### Exercise details
Each line in the entries below that holds the string "seaborn" is to be listed.

### Source data
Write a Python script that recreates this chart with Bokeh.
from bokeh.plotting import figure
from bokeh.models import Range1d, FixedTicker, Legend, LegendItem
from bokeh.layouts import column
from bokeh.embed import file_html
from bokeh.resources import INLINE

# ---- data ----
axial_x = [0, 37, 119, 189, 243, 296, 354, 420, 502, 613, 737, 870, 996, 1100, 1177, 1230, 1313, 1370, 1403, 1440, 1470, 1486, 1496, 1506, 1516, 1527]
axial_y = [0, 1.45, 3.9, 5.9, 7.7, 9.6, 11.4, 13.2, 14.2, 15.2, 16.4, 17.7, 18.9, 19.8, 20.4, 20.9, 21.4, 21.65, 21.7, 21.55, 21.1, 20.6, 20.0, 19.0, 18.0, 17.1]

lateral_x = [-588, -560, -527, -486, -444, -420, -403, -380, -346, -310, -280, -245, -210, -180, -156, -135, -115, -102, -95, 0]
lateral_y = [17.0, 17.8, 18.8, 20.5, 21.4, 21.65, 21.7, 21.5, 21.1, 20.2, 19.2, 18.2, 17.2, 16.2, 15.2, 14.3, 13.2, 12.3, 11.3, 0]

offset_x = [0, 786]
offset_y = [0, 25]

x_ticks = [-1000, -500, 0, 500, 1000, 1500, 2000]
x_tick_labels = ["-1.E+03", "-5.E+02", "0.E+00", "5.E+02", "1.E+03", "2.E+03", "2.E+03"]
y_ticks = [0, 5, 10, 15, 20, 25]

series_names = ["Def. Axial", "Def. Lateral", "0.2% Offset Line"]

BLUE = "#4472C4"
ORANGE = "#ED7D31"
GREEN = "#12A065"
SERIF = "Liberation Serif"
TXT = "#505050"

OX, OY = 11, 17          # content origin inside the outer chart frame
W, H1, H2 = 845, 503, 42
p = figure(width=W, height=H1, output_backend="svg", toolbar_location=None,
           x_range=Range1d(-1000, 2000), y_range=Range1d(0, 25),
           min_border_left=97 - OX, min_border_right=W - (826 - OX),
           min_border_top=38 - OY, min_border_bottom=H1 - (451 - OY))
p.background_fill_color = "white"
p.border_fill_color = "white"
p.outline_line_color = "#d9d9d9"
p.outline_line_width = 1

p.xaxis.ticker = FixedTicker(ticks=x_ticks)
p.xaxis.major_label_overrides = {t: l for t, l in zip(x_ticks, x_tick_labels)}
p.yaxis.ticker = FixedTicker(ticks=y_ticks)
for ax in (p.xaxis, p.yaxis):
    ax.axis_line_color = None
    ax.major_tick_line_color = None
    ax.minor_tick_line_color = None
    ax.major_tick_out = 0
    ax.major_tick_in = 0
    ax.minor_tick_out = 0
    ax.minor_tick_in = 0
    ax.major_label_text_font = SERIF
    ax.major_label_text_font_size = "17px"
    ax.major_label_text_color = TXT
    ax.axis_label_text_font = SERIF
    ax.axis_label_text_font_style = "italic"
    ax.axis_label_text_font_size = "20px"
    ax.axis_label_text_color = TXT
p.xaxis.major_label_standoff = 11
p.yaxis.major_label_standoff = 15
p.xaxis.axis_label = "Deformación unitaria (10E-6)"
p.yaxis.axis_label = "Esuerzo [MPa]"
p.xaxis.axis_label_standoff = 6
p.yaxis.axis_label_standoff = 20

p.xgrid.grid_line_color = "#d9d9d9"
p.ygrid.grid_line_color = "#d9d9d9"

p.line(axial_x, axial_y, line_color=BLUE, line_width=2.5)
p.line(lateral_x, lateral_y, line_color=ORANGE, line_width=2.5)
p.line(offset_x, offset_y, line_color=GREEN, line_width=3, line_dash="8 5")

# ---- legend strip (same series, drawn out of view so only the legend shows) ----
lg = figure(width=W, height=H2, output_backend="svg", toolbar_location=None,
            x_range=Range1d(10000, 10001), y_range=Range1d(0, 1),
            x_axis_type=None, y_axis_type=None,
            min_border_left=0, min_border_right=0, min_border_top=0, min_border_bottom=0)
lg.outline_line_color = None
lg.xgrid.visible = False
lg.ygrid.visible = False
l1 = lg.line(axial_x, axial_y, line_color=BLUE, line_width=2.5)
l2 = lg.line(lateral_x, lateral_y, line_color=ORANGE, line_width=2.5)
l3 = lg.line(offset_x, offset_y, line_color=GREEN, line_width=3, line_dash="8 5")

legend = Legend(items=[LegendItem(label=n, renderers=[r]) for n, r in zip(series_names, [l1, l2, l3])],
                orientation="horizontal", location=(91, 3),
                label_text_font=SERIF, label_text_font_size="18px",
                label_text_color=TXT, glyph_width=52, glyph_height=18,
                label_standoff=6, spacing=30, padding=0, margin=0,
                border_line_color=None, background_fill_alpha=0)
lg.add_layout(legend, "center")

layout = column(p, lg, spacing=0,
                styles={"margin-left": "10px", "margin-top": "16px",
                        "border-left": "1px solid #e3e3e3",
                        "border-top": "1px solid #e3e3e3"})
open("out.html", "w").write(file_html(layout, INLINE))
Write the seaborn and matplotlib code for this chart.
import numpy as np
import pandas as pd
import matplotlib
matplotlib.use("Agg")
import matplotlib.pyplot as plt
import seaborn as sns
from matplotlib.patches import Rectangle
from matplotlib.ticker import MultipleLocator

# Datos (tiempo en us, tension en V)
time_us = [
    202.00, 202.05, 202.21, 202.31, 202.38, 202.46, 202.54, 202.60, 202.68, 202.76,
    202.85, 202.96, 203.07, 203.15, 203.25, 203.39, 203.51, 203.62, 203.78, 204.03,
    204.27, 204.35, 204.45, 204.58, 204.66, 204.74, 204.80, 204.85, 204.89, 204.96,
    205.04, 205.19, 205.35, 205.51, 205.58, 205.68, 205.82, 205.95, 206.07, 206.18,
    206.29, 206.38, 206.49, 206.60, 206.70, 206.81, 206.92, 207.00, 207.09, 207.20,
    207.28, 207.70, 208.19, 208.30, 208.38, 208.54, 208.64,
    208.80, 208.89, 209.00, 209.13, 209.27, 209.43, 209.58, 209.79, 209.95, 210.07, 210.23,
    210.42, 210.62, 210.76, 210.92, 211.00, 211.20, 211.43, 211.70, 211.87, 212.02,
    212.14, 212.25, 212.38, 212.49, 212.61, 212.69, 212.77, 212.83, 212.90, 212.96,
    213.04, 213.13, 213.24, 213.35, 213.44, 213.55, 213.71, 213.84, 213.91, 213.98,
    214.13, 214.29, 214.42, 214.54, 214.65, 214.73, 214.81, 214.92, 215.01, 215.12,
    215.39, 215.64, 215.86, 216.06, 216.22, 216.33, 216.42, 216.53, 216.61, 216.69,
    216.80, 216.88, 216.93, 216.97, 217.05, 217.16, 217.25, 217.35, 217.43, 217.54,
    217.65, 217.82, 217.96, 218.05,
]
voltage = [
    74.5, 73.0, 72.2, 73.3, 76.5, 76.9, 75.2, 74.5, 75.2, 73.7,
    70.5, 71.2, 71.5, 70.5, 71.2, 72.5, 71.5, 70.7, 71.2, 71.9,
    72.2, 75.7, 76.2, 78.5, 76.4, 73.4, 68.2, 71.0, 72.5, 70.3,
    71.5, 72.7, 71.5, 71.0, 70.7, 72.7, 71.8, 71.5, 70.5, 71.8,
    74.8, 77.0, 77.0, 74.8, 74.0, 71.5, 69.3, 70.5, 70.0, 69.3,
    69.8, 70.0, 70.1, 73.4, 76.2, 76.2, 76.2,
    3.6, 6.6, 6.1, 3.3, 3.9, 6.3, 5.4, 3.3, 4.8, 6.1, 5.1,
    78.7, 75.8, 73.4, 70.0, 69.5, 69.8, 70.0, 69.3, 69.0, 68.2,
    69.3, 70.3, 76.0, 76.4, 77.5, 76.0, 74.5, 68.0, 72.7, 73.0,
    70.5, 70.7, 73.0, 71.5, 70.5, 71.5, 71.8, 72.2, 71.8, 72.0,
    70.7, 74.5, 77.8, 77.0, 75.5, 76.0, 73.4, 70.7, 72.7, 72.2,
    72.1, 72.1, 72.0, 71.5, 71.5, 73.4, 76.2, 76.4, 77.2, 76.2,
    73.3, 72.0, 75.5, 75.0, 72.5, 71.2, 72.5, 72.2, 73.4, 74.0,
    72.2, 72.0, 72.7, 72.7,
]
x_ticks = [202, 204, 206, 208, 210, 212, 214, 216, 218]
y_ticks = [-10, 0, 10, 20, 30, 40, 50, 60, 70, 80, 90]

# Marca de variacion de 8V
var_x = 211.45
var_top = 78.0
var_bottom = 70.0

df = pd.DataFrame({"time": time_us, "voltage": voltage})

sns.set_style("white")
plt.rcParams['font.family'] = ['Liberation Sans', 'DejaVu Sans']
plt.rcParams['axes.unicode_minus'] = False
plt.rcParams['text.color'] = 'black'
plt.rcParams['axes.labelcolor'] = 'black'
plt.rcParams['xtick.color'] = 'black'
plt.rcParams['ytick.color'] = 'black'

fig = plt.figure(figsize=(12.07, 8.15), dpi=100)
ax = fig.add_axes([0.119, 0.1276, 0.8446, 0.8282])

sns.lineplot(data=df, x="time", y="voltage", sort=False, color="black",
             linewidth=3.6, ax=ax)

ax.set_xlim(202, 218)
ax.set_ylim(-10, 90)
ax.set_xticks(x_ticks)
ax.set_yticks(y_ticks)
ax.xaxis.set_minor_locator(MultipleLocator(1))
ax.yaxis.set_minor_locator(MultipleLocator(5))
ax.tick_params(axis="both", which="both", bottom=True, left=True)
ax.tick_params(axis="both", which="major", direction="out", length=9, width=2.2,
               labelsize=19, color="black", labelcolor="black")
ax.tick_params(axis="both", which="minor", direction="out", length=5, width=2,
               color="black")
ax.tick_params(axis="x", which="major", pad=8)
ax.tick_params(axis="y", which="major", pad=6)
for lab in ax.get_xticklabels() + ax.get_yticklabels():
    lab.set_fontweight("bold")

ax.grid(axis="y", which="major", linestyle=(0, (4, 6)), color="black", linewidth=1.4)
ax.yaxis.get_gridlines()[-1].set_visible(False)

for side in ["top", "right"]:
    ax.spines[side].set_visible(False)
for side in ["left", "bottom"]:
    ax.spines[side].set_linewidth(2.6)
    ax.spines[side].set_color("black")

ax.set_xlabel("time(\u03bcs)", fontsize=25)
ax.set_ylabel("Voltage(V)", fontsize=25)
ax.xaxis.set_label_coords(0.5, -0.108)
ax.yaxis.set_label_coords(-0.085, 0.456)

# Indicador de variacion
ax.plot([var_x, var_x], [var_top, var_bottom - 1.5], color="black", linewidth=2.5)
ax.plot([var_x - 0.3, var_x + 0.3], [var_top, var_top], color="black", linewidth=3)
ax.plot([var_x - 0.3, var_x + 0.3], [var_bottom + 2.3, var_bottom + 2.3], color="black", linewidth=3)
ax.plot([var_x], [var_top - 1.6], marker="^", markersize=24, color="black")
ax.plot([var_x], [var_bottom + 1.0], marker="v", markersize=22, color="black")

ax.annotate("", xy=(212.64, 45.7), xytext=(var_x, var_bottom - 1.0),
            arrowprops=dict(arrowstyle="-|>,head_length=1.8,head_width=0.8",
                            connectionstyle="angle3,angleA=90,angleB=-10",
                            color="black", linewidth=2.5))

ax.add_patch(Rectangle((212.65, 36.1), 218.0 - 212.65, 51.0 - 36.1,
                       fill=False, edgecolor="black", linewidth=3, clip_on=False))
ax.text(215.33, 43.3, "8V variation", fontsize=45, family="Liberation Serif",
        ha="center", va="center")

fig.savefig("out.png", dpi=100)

### Written solution
Write the seaborn and matplotlib code for this chart.
import seaborn as sns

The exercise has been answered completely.